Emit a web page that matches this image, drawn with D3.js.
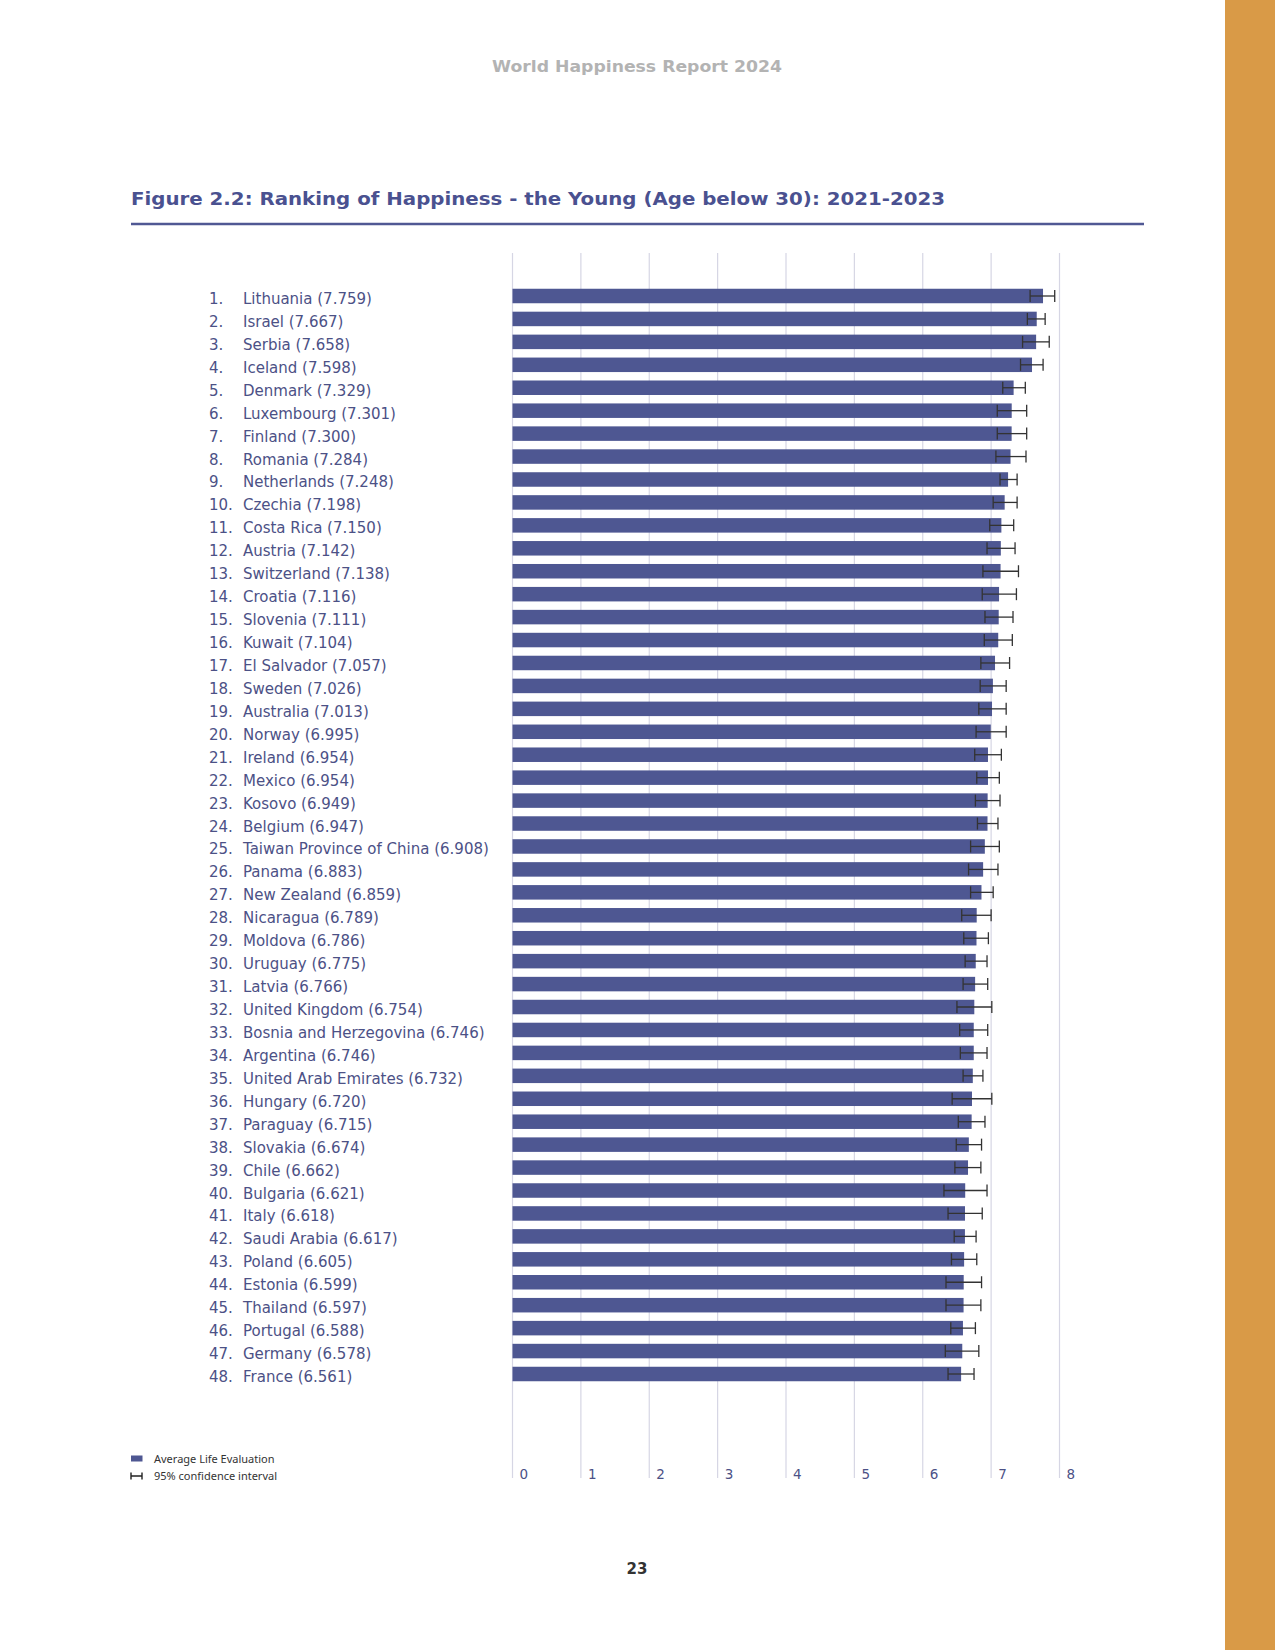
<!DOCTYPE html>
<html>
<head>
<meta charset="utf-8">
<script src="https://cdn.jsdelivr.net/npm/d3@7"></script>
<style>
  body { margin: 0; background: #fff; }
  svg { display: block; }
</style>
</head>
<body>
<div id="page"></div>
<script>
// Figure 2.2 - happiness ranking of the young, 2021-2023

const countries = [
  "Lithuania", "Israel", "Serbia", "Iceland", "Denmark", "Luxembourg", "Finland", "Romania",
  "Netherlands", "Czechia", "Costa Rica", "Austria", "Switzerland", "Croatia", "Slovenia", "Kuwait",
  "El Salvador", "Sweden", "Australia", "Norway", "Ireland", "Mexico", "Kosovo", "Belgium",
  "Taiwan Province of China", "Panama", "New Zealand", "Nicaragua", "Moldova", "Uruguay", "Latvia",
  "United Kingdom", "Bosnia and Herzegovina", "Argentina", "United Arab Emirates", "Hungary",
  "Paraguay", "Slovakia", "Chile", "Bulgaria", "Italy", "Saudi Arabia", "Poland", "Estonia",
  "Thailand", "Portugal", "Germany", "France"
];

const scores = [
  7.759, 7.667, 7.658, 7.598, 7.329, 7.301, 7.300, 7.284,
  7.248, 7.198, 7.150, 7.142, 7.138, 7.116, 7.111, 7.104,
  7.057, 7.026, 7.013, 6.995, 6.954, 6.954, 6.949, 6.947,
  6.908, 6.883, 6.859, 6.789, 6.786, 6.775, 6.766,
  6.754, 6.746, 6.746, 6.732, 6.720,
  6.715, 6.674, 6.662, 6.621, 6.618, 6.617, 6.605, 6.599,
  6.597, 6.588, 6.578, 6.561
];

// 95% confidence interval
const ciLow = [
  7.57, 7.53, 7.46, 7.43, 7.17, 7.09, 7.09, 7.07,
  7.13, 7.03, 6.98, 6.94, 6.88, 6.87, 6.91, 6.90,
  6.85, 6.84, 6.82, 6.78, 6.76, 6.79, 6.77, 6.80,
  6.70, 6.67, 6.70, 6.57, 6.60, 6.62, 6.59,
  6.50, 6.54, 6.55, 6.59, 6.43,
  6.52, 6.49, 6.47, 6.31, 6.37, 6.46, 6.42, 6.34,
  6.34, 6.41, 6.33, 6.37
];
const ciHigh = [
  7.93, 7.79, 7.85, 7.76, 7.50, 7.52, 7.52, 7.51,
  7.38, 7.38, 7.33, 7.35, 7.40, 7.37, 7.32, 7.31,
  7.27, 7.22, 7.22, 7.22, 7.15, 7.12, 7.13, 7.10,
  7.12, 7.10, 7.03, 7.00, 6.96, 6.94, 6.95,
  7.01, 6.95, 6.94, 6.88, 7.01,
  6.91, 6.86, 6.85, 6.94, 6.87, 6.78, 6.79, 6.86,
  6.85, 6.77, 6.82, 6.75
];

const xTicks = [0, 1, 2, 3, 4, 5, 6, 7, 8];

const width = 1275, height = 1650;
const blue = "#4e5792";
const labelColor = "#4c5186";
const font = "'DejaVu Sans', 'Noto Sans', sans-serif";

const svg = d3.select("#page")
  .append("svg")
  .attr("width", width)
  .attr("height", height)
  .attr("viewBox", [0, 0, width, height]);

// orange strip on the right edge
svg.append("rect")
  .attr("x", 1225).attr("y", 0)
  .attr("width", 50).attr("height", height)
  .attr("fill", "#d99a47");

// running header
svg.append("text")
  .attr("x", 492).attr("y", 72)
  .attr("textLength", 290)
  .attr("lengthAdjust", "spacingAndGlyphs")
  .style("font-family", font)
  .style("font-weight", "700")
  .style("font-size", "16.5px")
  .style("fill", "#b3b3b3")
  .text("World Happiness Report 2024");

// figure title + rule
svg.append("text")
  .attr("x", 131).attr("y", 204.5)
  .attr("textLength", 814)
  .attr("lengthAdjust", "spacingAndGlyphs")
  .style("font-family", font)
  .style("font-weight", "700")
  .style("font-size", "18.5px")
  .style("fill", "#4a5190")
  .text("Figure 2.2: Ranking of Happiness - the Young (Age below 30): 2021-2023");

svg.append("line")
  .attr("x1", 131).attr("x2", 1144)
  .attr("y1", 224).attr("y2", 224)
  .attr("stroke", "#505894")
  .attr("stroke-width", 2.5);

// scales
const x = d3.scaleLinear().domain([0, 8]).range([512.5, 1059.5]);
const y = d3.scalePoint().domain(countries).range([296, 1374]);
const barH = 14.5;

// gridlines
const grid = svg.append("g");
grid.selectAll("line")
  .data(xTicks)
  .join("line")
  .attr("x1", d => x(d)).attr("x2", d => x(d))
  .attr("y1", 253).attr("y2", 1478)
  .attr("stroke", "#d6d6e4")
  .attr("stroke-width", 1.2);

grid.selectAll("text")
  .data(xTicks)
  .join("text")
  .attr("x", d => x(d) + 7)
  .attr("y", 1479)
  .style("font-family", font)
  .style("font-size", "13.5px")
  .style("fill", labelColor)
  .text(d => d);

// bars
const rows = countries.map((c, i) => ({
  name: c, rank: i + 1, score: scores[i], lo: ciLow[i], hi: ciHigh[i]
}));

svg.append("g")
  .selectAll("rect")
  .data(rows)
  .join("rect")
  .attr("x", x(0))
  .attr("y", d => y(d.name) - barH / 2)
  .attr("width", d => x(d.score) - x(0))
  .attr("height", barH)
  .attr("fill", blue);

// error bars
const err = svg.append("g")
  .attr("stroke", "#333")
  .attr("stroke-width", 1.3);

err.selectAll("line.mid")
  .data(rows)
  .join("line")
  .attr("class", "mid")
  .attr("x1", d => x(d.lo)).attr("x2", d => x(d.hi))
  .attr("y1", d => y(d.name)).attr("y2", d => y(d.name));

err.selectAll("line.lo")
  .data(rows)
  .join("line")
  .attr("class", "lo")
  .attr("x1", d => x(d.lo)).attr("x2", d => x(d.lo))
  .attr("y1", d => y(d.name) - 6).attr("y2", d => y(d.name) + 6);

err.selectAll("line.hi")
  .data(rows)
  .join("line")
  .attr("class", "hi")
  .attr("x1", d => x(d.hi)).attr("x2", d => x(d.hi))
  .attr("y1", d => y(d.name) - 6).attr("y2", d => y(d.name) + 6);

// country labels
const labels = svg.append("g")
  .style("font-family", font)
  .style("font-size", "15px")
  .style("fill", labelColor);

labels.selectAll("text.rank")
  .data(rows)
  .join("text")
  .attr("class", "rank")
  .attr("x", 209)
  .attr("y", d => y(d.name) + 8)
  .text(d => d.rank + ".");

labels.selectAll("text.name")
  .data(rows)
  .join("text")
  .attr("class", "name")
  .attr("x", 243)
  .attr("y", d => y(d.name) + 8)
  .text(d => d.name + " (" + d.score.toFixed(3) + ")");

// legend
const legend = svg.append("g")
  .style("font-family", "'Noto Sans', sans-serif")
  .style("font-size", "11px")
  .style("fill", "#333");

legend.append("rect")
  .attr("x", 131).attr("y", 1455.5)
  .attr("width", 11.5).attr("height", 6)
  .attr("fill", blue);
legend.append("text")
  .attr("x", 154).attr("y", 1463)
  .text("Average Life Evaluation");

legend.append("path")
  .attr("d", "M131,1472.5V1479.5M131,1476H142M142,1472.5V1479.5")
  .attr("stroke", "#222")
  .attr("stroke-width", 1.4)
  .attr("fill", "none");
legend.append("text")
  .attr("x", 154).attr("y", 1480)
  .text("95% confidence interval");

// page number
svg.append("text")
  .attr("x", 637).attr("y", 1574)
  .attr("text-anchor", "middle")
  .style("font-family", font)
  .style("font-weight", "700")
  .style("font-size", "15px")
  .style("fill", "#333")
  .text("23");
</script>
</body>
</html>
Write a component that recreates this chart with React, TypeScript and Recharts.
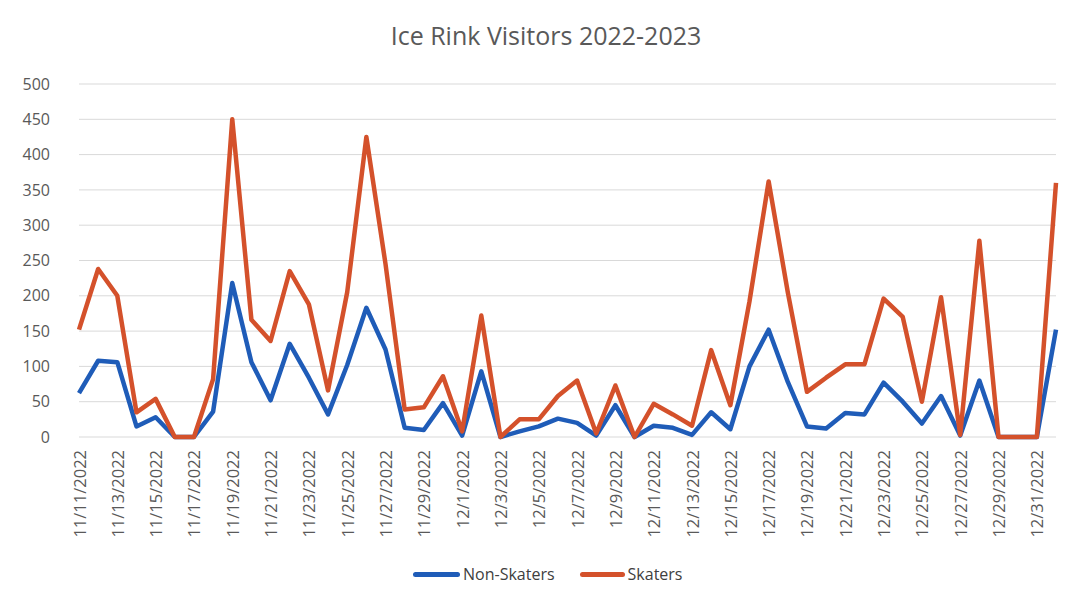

Task statement - Reproduce the material word for word. Any pictures should be left out of the copy.

Answer -
Emit a web page that matches this image, drawn with D3.js.
<!DOCTYPE html>
<html>
<head>
<meta charset="utf-8">
<script src="https://cdn.jsdelivr.net/npm/d3@7"></script>
<style>
  body { margin: 0; background: #fff; }
  svg { display: block; }
</style>
</head>
<body>
<div id="page"></div>
<script>
// Figure 2.2 - happiness ranking of the young, 2021-2023

const countries = [
  "Lithuania", "Israel", "Serbia", "Iceland", "Denmark", "Luxembourg", "Finland", "Romania",
  "Netherlands", "Czechia", "Costa Rica", "Austria", "Switzerland", "Croatia", "Slovenia", "Kuwait",
  "El Salvador", "Sweden", "Australia", "Norway", "Ireland", "Mexico", "Kosovo", "Belgium",
  "Taiwan Province of China", "Panama", "New Zealand", "Nicaragua", "Moldova", "Uruguay", "Latvia",
  "United Kingdom", "Bosnia and Herzegovina", "Argentina", "United Arab Emirates", "Hungary",
  "Paraguay", "Slovakia", "Chile", "Bulgaria", "Italy", "Saudi Arabia", "Poland", "Estonia",
  "Thailand", "Portugal", "Germany", "France"
];

const scores = [
  7.759, 7.667, 7.658, 7.598, 7.329, 7.301, 7.300, 7.284,
  7.248, 7.198, 7.150, 7.142, 7.138, 7.116, 7.111, 7.104,
  7.057, 7.026, 7.013, 6.995, 6.954, 6.954, 6.949, 6.947,
  6.908, 6.883, 6.859, 6.789, 6.786, 6.775, 6.766,
  6.754, 6.746, 6.746, 6.732, 6.720,
  6.715, 6.674, 6.662, 6.621, 6.618, 6.617, 6.605, 6.599,
  6.597, 6.588, 6.578, 6.561
];

// 95% confidence interval
const ciLow = [
  7.57, 7.53, 7.46, 7.43, 7.17, 7.09, 7.09, 7.07,
  7.13, 7.03, 6.98, 6.94, 6.88, 6.87, 6.91, 6.90,
  6.85, 6.84, 6.82, 6.78, 6.76, 6.79, 6.77, 6.80,
  6.70, 6.67, 6.70, 6.57, 6.60, 6.62, 6.59,
  6.50, 6.54, 6.55, 6.59, 6.43,
  6.52, 6.49, 6.47, 6.31, 6.37, 6.46, 6.42, 6.34,
  6.34, 6.41, 6.33, 6.37
];
const ciHigh = [
  7.93, 7.79, 7.85, 7.76, 7.50, 7.52, 7.52, 7.51,
  7.38, 7.38, 7.33, 7.35, 7.40, 7.37, 7.32, 7.31,
  7.27, 7.22, 7.22, 7.22, 7.15, 7.12, 7.13, 7.10,
  7.12, 7.10, 7.03, 7.00, 6.96, 6.94, 6.95,
  7.01, 6.95, 6.94, 6.88, 7.01,
  6.91, 6.86, 6.85, 6.94, 6.87, 6.78, 6.79, 6.86,
  6.85, 6.77, 6.82, 6.75
];

const xTicks = [0, 1, 2, 3, 4, 5, 6, 7, 8];

const width = 1275, height = 1650;
const blue = "#4e5792";
const labelColor = "#4c5186";
const font = "'DejaVu Sans', 'Noto Sans', sans-serif";

const svg = d3.select("#page")
  .append("svg")
  .attr("width", width)
  .attr("height", height)
  .attr("viewBox", [0, 0, width, height]);

// orange strip on the right edge
svg.append("rect")
  .attr("x", 1225).attr("y", 0)
  .attr("width", 50).attr("height", height)
  .attr("fill", "#d99a47");

// running header
svg.append("text")
  .attr("x", 492).attr("y", 72)
  .attr("textLength", 290)
  .attr("lengthAdjust", "spacingAndGlyphs")
  .style("font-family", font)
  .style("font-weight", "700")
  .style("font-size", "16.5px")
  .style("fill", "#b3b3b3")
  .text("World Happiness Report 2024");

// figure title + rule
svg.append("text")
  .attr("x", 131).attr("y", 204.5)
  .attr("textLength", 814)
  .attr("lengthAdjust", "spacingAndGlyphs")
  .style("font-family", font)
  .style("font-weight", "700")
  .style("font-size", "18.5px")
  .style("fill", "#4a5190")
  .text("Figure 2.2: Ranking of Happiness - the Young (Age below 30): 2021-2023");

svg.append("line")
  .attr("x1", 131).attr("x2", 1144)
  .attr("y1", 224).attr("y2", 224)
  .attr("stroke", "#505894")
  .attr("stroke-width", 2.5);

// scales
const x = d3.scaleLinear().domain([0, 8]).range([512.5, 1059.5]);
const y = d3.scalePoint().domain(countries).range([296, 1374]);
const barH = 14.5;

// gridlines
const grid = svg.append("g");
grid.selectAll("line")
  .data(xTicks)
  .join("line")
  .attr("x1", d => x(d)).attr("x2", d => x(d))
  .attr("y1", 253).attr("y2", 1478)
  .attr("stroke", "#d6d6e4")
  .attr("stroke-width", 1.2);

grid.selectAll("text")
  .data(xTicks)
  .join("text")
  .attr("x", d => x(d) + 7)
  .attr("y", 1479)
  .style("font-family", font)
  .style("font-size", "13.5px")
  .style("fill", labelColor)
  .text(d => d);

// bars
const rows = countries.map((c, i) => ({
  name: c, rank: i + 1, score: scores[i], lo: ciLow[i], hi: ciHigh[i]
}));

svg.append("g")
  .selectAll("rect")
  .data(rows)
  .join("rect")
  .attr("x", x(0))
  .attr("y", d => y(d.name) - barH / 2)
  .attr("width", d => x(d.score) - x(0))
  .attr("height", barH)
  .attr("fill", blue);

// error bars
const err = svg.append("g")
  .attr("stroke", "#333")
  .attr("stroke-width", 1.3);

err.selectAll("line.mid")
  .data(rows)
  .join("line")
  .attr("class", "mid")
  .attr("x1", d => x(d.lo)).attr("x2", d => x(d.hi))
  .attr("y1", d => y(d.name)).attr("y2", d => y(d.name));

err.selectAll("line.lo")
  .data(rows)
  .join("line")
  .attr("class", "lo")
  .attr("x1", d => x(d.lo)).attr("x2", d => x(d.lo))
  .attr("y1", d => y(d.name) - 6).attr("y2", d => y(d.name) + 6);

err.selectAll("line.hi")
  .data(rows)
  .join("line")
  .attr("class", "hi")
  .attr("x1", d => x(d.hi)).attr("x2", d => x(d.hi))
  .attr("y1", d => y(d.name) - 6).attr("y2", d => y(d.name) + 6);

// country labels
const labels = svg.append("g")
  .style("font-family", font)
  .style("font-size", "15px")
  .style("fill", labelColor);

labels.selectAll("text.rank")
  .data(rows)
  .join("text")
  .attr("class", "rank")
  .attr("x", 209)
  .attr("y", d => y(d.name) + 8)
  .text(d => d.rank + ".");

labels.selectAll("text.name")
  .data(rows)
  .join("text")
  .attr("class", "name")
  .attr("x", 243)
  .attr("y", d => y(d.name) + 8)
  .text(d => d.name + " (" + d.score.toFixed(3) + ")");

// legend
const legend = svg.append("g")
  .style("font-family", "'Noto Sans', sans-serif")
  .style("font-size", "11px")
  .style("fill", "#333");

legend.append("rect")
  .attr("x", 131).attr("y", 1455.5)
  .attr("width", 11.5).attr("height", 6)
  .attr("fill", blue);
legend.append("text")
  .attr("x", 154).attr("y", 1463)
  .text("Average Life Evaluation");

legend.append("path")
  .attr("d", "M131,1472.5V1479.5M131,1476H142M142,1472.5V1479.5")
  .attr("stroke", "#222")
  .attr("stroke-width", 1.4)
  .attr("fill", "none");
legend.append("text")
  .attr("x", 154).attr("y", 1480)
  .text("95% confidence interval");

// page number
svg.append("text")
  .attr("x", 637).attr("y", 1574)
  .attr("text-anchor", "middle")
  .style("font-family", font)
  .style("font-weight", "700")
  .style("font-size", "15px")
  .style("fill", "#333")
  .text("23");
</script>
</body>
</html>
Write a component that recreates this chart with React, TypeScript and Recharts.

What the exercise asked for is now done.